TASK TO COMPLETE:
Skip the pictures and extract all of the lines exactly as written.

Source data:
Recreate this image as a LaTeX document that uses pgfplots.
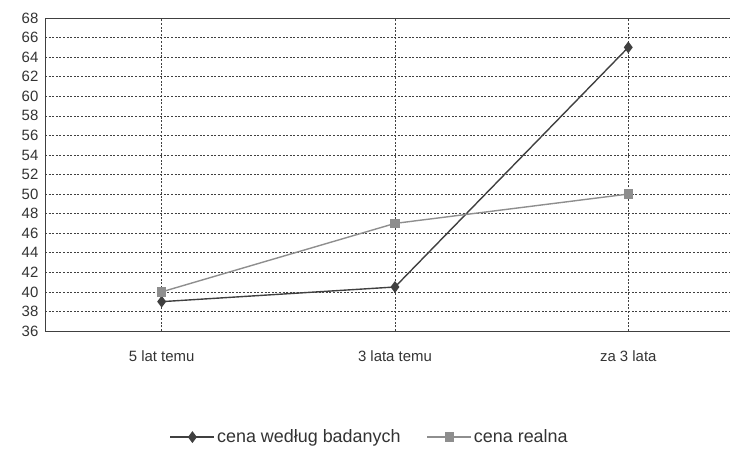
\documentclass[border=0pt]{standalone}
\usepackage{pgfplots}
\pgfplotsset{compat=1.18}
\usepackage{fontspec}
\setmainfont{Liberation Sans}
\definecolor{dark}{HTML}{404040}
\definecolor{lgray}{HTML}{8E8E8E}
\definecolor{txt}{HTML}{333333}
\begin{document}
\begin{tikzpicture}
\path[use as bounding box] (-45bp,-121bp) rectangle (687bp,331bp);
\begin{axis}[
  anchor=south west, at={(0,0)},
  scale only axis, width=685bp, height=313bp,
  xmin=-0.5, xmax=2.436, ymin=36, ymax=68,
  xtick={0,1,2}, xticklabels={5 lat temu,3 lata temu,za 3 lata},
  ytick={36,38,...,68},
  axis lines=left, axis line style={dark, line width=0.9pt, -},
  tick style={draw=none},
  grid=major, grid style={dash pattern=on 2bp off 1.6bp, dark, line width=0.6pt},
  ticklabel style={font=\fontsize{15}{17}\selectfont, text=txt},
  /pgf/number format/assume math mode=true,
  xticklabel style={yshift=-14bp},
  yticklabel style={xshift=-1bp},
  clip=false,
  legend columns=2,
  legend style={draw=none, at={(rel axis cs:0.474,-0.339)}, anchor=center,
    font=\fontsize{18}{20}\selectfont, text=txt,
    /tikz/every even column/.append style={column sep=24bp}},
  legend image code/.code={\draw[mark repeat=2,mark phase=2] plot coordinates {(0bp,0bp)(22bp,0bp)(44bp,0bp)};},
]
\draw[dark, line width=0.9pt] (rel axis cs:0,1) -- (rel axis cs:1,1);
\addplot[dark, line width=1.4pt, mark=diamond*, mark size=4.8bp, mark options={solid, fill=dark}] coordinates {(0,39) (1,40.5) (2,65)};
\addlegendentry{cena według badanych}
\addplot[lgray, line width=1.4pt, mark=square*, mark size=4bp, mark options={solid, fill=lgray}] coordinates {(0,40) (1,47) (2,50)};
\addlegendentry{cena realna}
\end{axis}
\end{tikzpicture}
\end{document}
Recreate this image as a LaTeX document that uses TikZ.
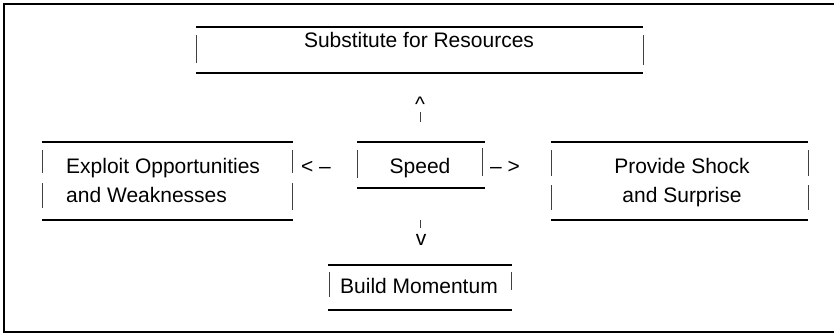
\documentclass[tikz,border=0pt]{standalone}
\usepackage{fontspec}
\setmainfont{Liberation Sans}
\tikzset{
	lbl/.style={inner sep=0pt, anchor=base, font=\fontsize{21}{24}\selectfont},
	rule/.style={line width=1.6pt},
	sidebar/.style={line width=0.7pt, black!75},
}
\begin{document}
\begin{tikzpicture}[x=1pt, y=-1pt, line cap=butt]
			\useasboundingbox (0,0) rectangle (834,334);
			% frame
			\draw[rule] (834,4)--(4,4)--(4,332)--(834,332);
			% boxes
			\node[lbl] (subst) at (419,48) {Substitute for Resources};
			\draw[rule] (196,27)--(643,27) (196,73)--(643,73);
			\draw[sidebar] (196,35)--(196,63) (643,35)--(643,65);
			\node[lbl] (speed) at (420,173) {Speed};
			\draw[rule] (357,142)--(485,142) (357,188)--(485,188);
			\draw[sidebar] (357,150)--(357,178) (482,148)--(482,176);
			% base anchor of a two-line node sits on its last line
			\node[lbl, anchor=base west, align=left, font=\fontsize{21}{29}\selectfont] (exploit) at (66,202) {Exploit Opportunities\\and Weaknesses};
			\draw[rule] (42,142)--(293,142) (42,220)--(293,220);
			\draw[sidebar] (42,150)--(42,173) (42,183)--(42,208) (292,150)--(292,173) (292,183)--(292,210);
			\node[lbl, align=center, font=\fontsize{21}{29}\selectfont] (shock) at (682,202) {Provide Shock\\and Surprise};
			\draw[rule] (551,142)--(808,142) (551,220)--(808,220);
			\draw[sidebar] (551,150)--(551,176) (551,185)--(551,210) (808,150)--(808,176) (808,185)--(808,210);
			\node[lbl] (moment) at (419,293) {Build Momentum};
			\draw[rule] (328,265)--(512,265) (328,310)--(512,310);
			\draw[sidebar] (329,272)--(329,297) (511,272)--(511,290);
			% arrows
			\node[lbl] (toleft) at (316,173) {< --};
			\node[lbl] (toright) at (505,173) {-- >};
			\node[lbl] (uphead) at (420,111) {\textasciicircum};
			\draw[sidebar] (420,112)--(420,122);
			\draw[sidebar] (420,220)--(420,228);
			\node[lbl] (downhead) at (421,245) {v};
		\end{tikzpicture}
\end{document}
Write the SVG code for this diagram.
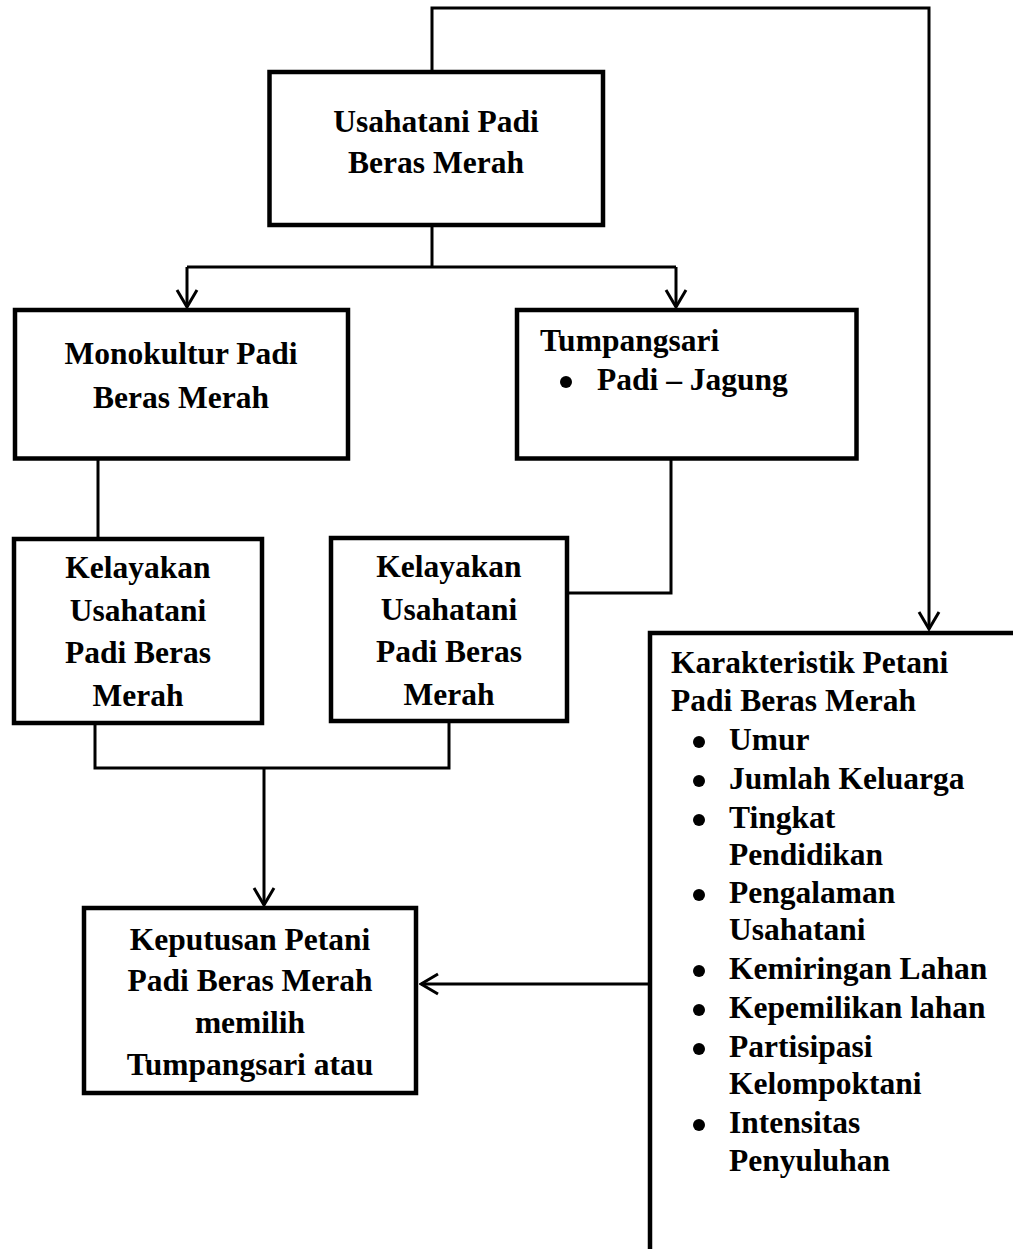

REPLY TO THE EXERCISE:
Recreate this image as a LaTeX document that uses pgfplots.
\documentclass[border=0pt]{standalone}
\usepackage{pgfplots}
\pgfplotsset{compat=1.18}
\usepackage{fontspec}
\setmainfont{Liberation Sans}
\definecolor{dark}{HTML}{404040}
\definecolor{lgray}{HTML}{8E8E8E}
\definecolor{txt}{HTML}{333333}
\begin{document}
\begin{tikzpicture}
\path[use as bounding box] (-45bp,-121bp) rectangle (687bp,331bp);
\begin{axis}[
  anchor=south west, at={(0,0)},
  scale only axis, width=685bp, height=313bp,
  xmin=-0.5, xmax=2.436, ymin=36, ymax=68,
  xtick={0,1,2}, xticklabels={5 lat temu,3 lata temu,za 3 lata},
  ytick={36,38,...,68},
  axis lines=left, axis line style={dark, line width=0.9pt, -},
  tick style={draw=none},
  grid=major, grid style={dash pattern=on 2bp off 1.6bp, dark, line width=0.6pt},
  ticklabel style={font=\fontsize{15}{17}\selectfont, text=txt},
  /pgf/number format/assume math mode=true,
  xticklabel style={yshift=-14bp},
  yticklabel style={xshift=-1bp},
  clip=false,
  legend columns=2,
  legend style={draw=none, at={(rel axis cs:0.474,-0.339)}, anchor=center,
    font=\fontsize{18}{20}\selectfont, text=txt,
    /tikz/every even column/.append style={column sep=24bp}},
  legend image code/.code={\draw[mark repeat=2,mark phase=2] plot coordinates {(0bp,0bp)(22bp,0bp)(44bp,0bp)};},
]
\draw[dark, line width=0.9pt] (rel axis cs:0,1) -- (rel axis cs:1,1);
\addplot[dark, line width=1.4pt, mark=diamond*, mark size=4.8bp, mark options={solid, fill=dark}] coordinates {(0,39) (1,40.5) (2,65)};
\addlegendentry{cena według badanych}
\addplot[lgray, line width=1.4pt, mark=square*, mark size=4bp, mark options={solid, fill=lgray}] coordinates {(0,40) (1,47) (2,50)};
\addlegendentry{cena realna}
\end{axis}
\end{tikzpicture}
\end{document}
Recreate this image as a LaTeX document that uses TikZ.
\documentclass[tikz,border=0pt]{standalone}
\usepackage{fontspec}
\setmainfont{Liberation Sans}
\tikzset{
	lbl/.style={inner sep=0pt, anchor=base, font=\fontsize{21}{24}\selectfont},
	rule/.style={line width=1.6pt},
	sidebar/.style={line width=0.7pt, black!75},
}
\begin{document}
\begin{tikzpicture}[x=1pt, y=-1pt, line cap=butt]
			\useasboundingbox (0,0) rectangle (834,334);
			% frame
			\draw[rule] (834,4)--(4,4)--(4,332)--(834,332);
			% boxes
			\node[lbl] (subst) at (419,48) {Substitute for Resources};
			\draw[rule] (196,27)--(643,27) (196,73)--(643,73);
			\draw[sidebar] (196,35)--(196,63) (643,35)--(643,65);
			\node[lbl] (speed) at (420,173) {Speed};
			\draw[rule] (357,142)--(485,142) (357,188)--(485,188);
			\draw[sidebar] (357,150)--(357,178) (482,148)--(482,176);
			% base anchor of a two-line node sits on its last line
			\node[lbl, anchor=base west, align=left, font=\fontsize{21}{29}\selectfont] (exploit) at (66,202) {Exploit Opportunities\\and Weaknesses};
			\draw[rule] (42,142)--(293,142) (42,220)--(293,220);
			\draw[sidebar] (42,150)--(42,173) (42,183)--(42,208) (292,150)--(292,173) (292,183)--(292,210);
			\node[lbl, align=center, font=\fontsize{21}{29}\selectfont] (shock) at (682,202) {Provide Shock\\and Surprise};
			\draw[rule] (551,142)--(808,142) (551,220)--(808,220);
			\draw[sidebar] (551,150)--(551,176) (551,185)--(551,210) (808,150)--(808,176) (808,185)--(808,210);
			\node[lbl] (moment) at (419,293) {Build Momentum};
			\draw[rule] (328,265)--(512,265) (328,310)--(512,310);
			\draw[sidebar] (329,272)--(329,297) (511,272)--(511,290);
			% arrows
			\node[lbl] (toleft) at (316,173) {< --};
			\node[lbl] (toright) at (505,173) {-- >};
			\node[lbl] (uphead) at (420,111) {\textasciicircum};
			\draw[sidebar] (420,112)--(420,122);
			\draw[sidebar] (420,220)--(420,228);
			\node[lbl] (downhead) at (421,245) {v};
		\end{tikzpicture}
\end{document}
Write the SVG code for this diagram.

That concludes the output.